Indeed, only imbeciles would believe that Jonathan Moyo is a weevil and Didymus Mutasa is Gamatox. It cuts both ways.

Such depth, broadness and originality of thinking is the stuff landmark court rulings are made of, not the mere acceptance of what has been happening so far. Law should not be held hostage to political convention.

It’s the stuff which sets precedence in law, not the banality we are subjected to by some judges too lazy to think outside the box.

As soon as a Head of State reels out unbecoming language, he loses that esteemed status, despite the protection of the law.

Yes, if a Head of State shouts and screams, making a public show of himself, he loses respect in the eyes of society.

Trading insulting language kind of equalises because both antagonists descend into the gutter.

This is what drove Justice Chidyausiku to use the word “imbecile”. The word is loaded.

An imbecile is a person who is mentally deficient and feeble-minded. It’s an extremely stupid person.

So, one can understand Justice Chidyausiku’s apparent impatience with bringing legal non-issues to the highest court in the land with a busy and clogged schedule. Theatrics are for rallies, not the courts.

But wait, enter Information minister Moyo.

Once a spin doctor, always a spin doctor. Declared Moyo: “. . . the judicial sentiments expressed by the Chief Justice during the hearing of Mwonzora’s case in open court last week are very true of the typically imbecilic and idiotic disposition of opposition parties towards virtually everything that has to do with President Mugabe, Zanu PF and the Government . ”

That is twisting the judge’s words from what he meant.

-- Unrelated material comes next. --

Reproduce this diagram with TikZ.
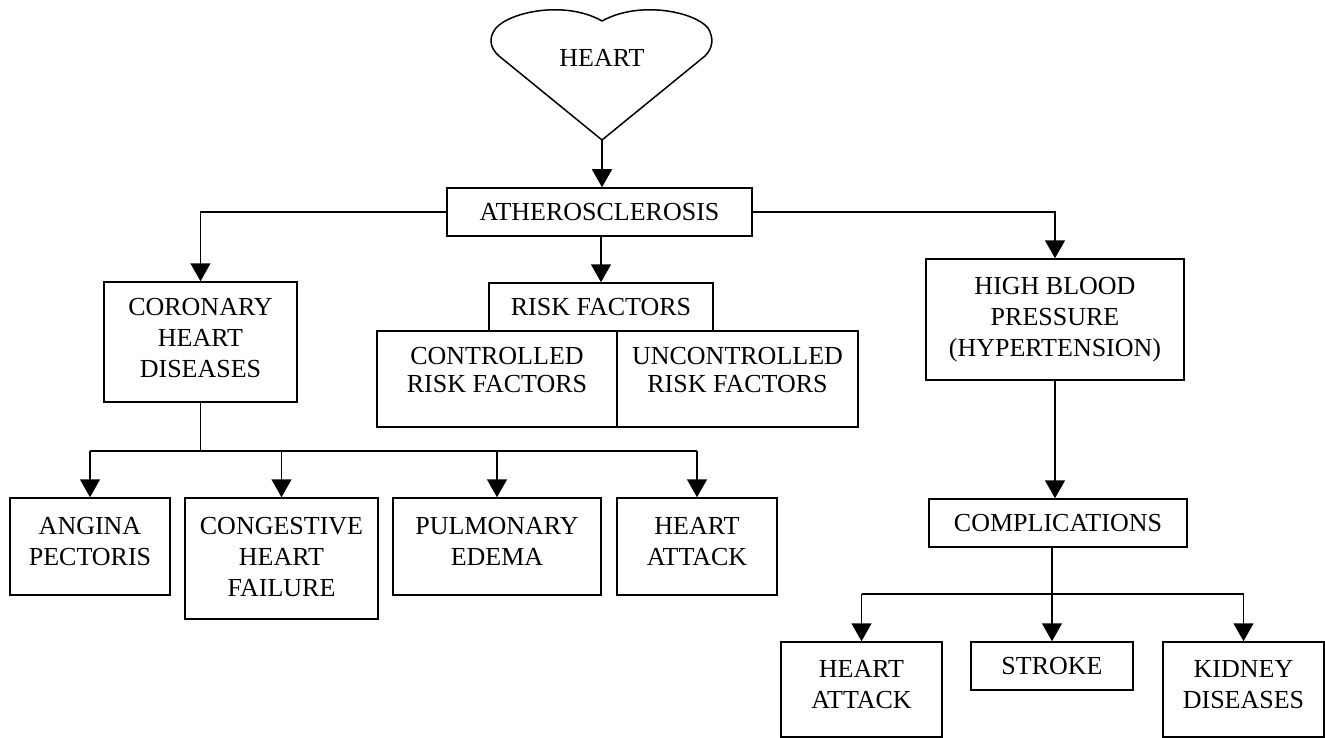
\documentclass[tikz,border=0pt]{standalone}
\usepackage{fontspec}
\setmainfont{Liberation Serif}
\usetikzlibrary{arrows.meta}
\begin{document}
\begin{tikzpicture}[x=1pt,y=-1pt,
  bx/.style={draw,line width=1.5pt,inner sep=0pt,align=center,
     font=\fontsize{26}{31}\selectfont},
  arr/.style={line width=1.5pt,-{Triangle[width=20pt,length=18pt]}},
  ln/.style={line width=1.5pt}]
\useasboundingbox (0,0) rectangle (1325,738);
% heart
\draw[line width=1.5pt,line join=round]
  (602,140) -- (499,56) .. controls (490,48) and (488,38) .. (496,28)
  .. controls (510,12) and (565,0) .. (602,21)
  .. controls (640,0) and (695,12) .. (708,28)
  .. controls (714,38) and (713,48) .. (705,56) -- cycle;
\coordinate (htip) at (602,140);
\node[font=\fontsize{26}{31}\selectfont] (heart) at (602,58) {HEART};
% boxes
\node[bx,minimum width=305pt,minimum height=48pt] (ath) at (599.5,212) {ATHEROSCLEROSIS};
\node[bx,minimum width=193pt,minimum height=120pt,text depth=8pt] (chd) at (200.5,342) {CORONARY\\HEART\\DISEASES};
\node[bx,minimum width=224pt,minimum height=48pt] (rf) at (601,307) {RISK FACTORS};
\node[bx,minimum width=240pt,minimum height=96pt,text depth=18pt,font=\fontsize{26}{28}\selectfont] (crf) at (497,379) {CONTROLLED\\RISK FACTORS};
\node[bx,minimum width=241pt,minimum height=96pt,text depth=18pt,font=\fontsize{26}{28}\selectfont] (ucrf) at (737.5,379) {UNCONTROLLED\\RISK FACTORS};
\node[bx,minimum width=258pt,minimum height=121pt] (hbp) at (1055,319.5) {HIGH BLOOD\\PRESSURE\\(HYPERTENSION)};
\node[bx,minimum width=258pt,minimum height=48pt] (comp) at (1058,523) {COMPLICATIONS};
\node[bx,minimum width=160pt,minimum height=97pt,text depth=10pt] (ang) at (90,546.5) {ANGINA\\PECTORIS};
\node[bx,minimum width=193pt,minimum height=121pt,text depth=3pt] (chf) at (281.5,558.5) {CONGESTIVE\\HEART\\FAILURE};
\node[bx,minimum width=208pt,minimum height=97pt,text depth=10pt] (pe) at (497,546.5) {PULMONARY\\EDEMA};
\node[bx,minimum width=160pt,minimum height=97pt,text depth=10pt] (ha1) at (697,546.5) {HEART\\ATTACK};
\node[bx,minimum width=161pt,minimum height=95pt,text depth=10pt] (ha2) at (861.5,689.5) {HEART\\ATTACK};
\node[bx,minimum width=162pt,minimum height=48pt] (stroke) at (1052,666) {STROKE};
\node[bx,minimum width=161pt,minimum height=95pt,text depth=10pt] (kid) at (1243.5,689.5) {KIDNEY\\DISEASES};
% connectors
\draw[arr] (htip) -- (htip |- ath.north);
\draw[arr] (ath.west) -| (chd.north);
\draw[arr] (rf.north |- ath.south) -- (rf.north);
\draw[arr] (ath.east) -| (hbp.north);
\coordinate (bus1) at (0,451);
\draw[ln] (chd.south) -- (chd.south |- bus1);
\draw[ln] (ang.north |- bus1) -- (ha1.north |- bus1);
\foreach \n in {ang,chf,pe,ha1} \draw[arr] (\n.north |- bus1) -- (\n.north);
\draw[arr] (hbp.south) -- (hbp.south |- comp.north);
\coordinate (bus2) at (0,594);
\draw[ln] (stroke.north |- comp.south) -- (stroke.north |- bus2);
\draw[ln] (ha2.north |- bus2) -- (kid.north |- bus2);
\foreach \n in {ha2,stroke,kid} \draw[arr] (\n.north |- bus2) -- (\n.north);
\end{tikzpicture}
\end{document}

Isn’t it equally imbecilic to miss the inference that Justice Chidyausiku made that it cuts both ways?

According to Justice Chidyausiku, it doesn’t matter whether you are a goblin, weevil or Gamatox because the difference is the same at law – it’s of imbecilic significance at the most.

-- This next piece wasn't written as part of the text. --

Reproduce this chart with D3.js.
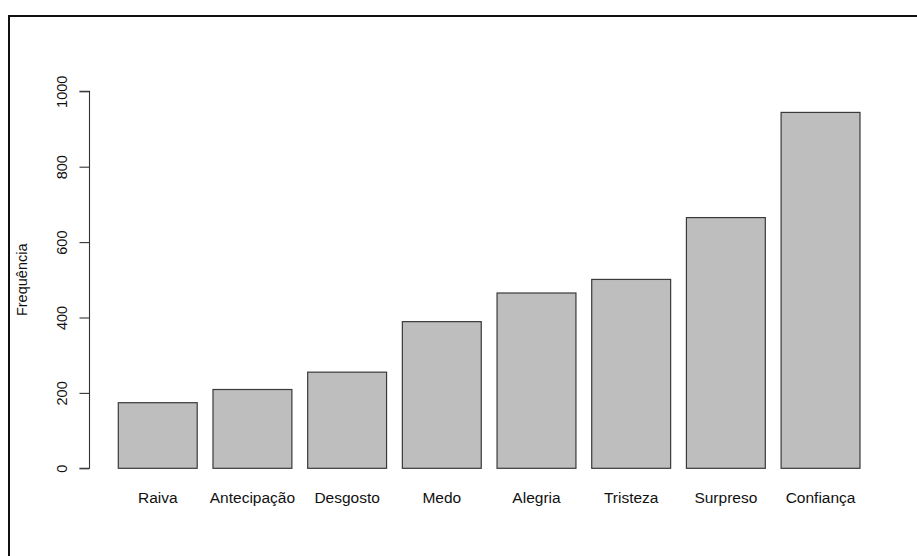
<!DOCTYPE html>
<html>
<head>
<meta charset="utf-8">
<script src="https://cdn.jsdelivr.net/npm/d3@7"></script>
<style>
  html, body { margin: 0; padding: 0; background: #fff; }
  svg { display: block; }
  text { font-family: "Liberation Sans", Arial, sans-serif; fill: #111; }
</style>
</head>
<body>
<svg id="chart" width="917" height="556"></svg>
<script>
const categories = ["Raiva", "Antecipação", "Desgosto", "Medo", "Alegria", "Tristeza", "Surpreso", "Confiança"];
const values = [174, 209, 255, 389, 465, 501, 665, 944];
const yTicks = [0, 200, 400, 600, 800, 1000];
const yLabel = "Frequência";

const svg = d3.select("#chart");
const W = 917, H = 556;

// frame (top and left only visible)
svg.append("line").attr("x1", 9).attr("x2", W).attr("y1", 16).attr("y2", 16)
  .attr("stroke", "#111").attr("stroke-width", 2);
svg.append("line").attr("x1", 9).attr("x2", 9).attr("y1", 15).attr("y2", H)
  .attr("stroke", "#111").attr("stroke-width", 2);

const x = d3.scaleBand().domain(categories).range([118.3, 860]).paddingInner(0.1667).paddingOuter(0);
const y = d3.scaleLinear().domain([0, 1000]).range([468.3, 91.3]);

// bars
svg.append("g").selectAll("rect").data(categories).join("rect")
  .attr("x", d => x(d))
  .attr("width", x.bandwidth())
  .attr("y", (d, i) => y(values[i]))
  .attr("height", (d, i) => y(0) - y(values[i]))
  .attr("fill", "#bebebe")
  .attr("stroke", "#3a3a3a")
  .attr("stroke-width", 1.2);

// y axis
const yAxis = d3.axisLeft(y).tickValues(yTicks).tickSize(10).tickPadding(0).tickFormat(d3.format("d"));
const gy = svg.append("g").attr("transform", "translate(89.5,0)").call(yAxis);
gy.select(".domain").attr("stroke", "#333").attr("stroke-width", 1.1)
  .attr("d", `M-10,${y(1000)}H0V${y(0)}H-10`);
gy.selectAll(".tick line").attr("stroke", "#333").attr("stroke-width", 1.1);
gy.selectAll(".tick text")
  .attr("x", 0).attr("y", 0).attr("dy", 0)
  .attr("transform", "translate(-23,0) rotate(-90)")
  .attr("text-anchor", "middle")
  .style("font-size", "14.5px")
  .style("font-family", "'Liberation Sans', Arial, sans-serif")
  .attr("fill", "#111");

// x labels
const xAxis = d3.axisBottom(x).tickSize(0).tickPadding(0);
const gx = svg.append("g").attr("transform", "translate(0,503)").call(xAxis);
gx.select(".domain").remove();
gx.selectAll(".tick text")
  .attr("y", 0).attr("dy", 0)
  .style("font-size", "15.5px")
  .style("font-family", "'Liberation Sans', Arial, sans-serif")
  .attr("fill", "#111");

// y label
svg.append("text")
  .attr("transform", `translate(26.5,${(y(0) + y(1000)) / 2}) rotate(-90)`)
  .attr("text-anchor", "middle")
  .style("font-size", "14.5px")
  .text(yLabel);
</script>
</body>
</html>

Where, on a scale of one to 10 of imbecility, does this place the people who drafted and passed the law? It did not rain from the sky. What is important, as Midlands State University lecturer Dr Nhamo Mhiripiri rightly pointed out, is to build a mature political culture and a value system that reduces personal insults. But Moyo will have none of that.

We need to restore the necessary common sense and honest-to-goodness judgment. We need to be plain, genuine, and straightforward and avoid empty, insulting verbalisation.

The word contortionist that he is, Moyo this week went a gear up by referring to Mugabe’s “alleged fall” at Harare International Airport despite pictures showing the President on all fours, yes, with both hands and feet on the ground.

You don’t need to be that overprotective and over-defensive (or fearful?) by saying the President “tripped over a poorly laid-out carpet”. That is imbecilic. Anyone can fall, but old people are particularly suspectible to this. Global statistics show that falls are the common cause of accidental death among elderly people, mostly those over 80 years old – and Mugabe is very much past that.

Celebrating Mugabe’s fall would project anyone doing that as low in humanity, but, hold it, imagine Moyo’s glee and delight if this had befallen someone in the Gamatox camp or MDC-T?

We don’t need lying, bootlicking, pretentious office holders interested only in feathering their own nest, but this has given us an insight – brief but deep – into the inner workings of the government. It’s dysfunctional because there is fear of upsetting the boss such that a common word like “fall” is given a new meaning.

What else do they lie to and about Mugabe in the name of ingratiation?

With such “a team of advisers”, you don’t need imbeciles!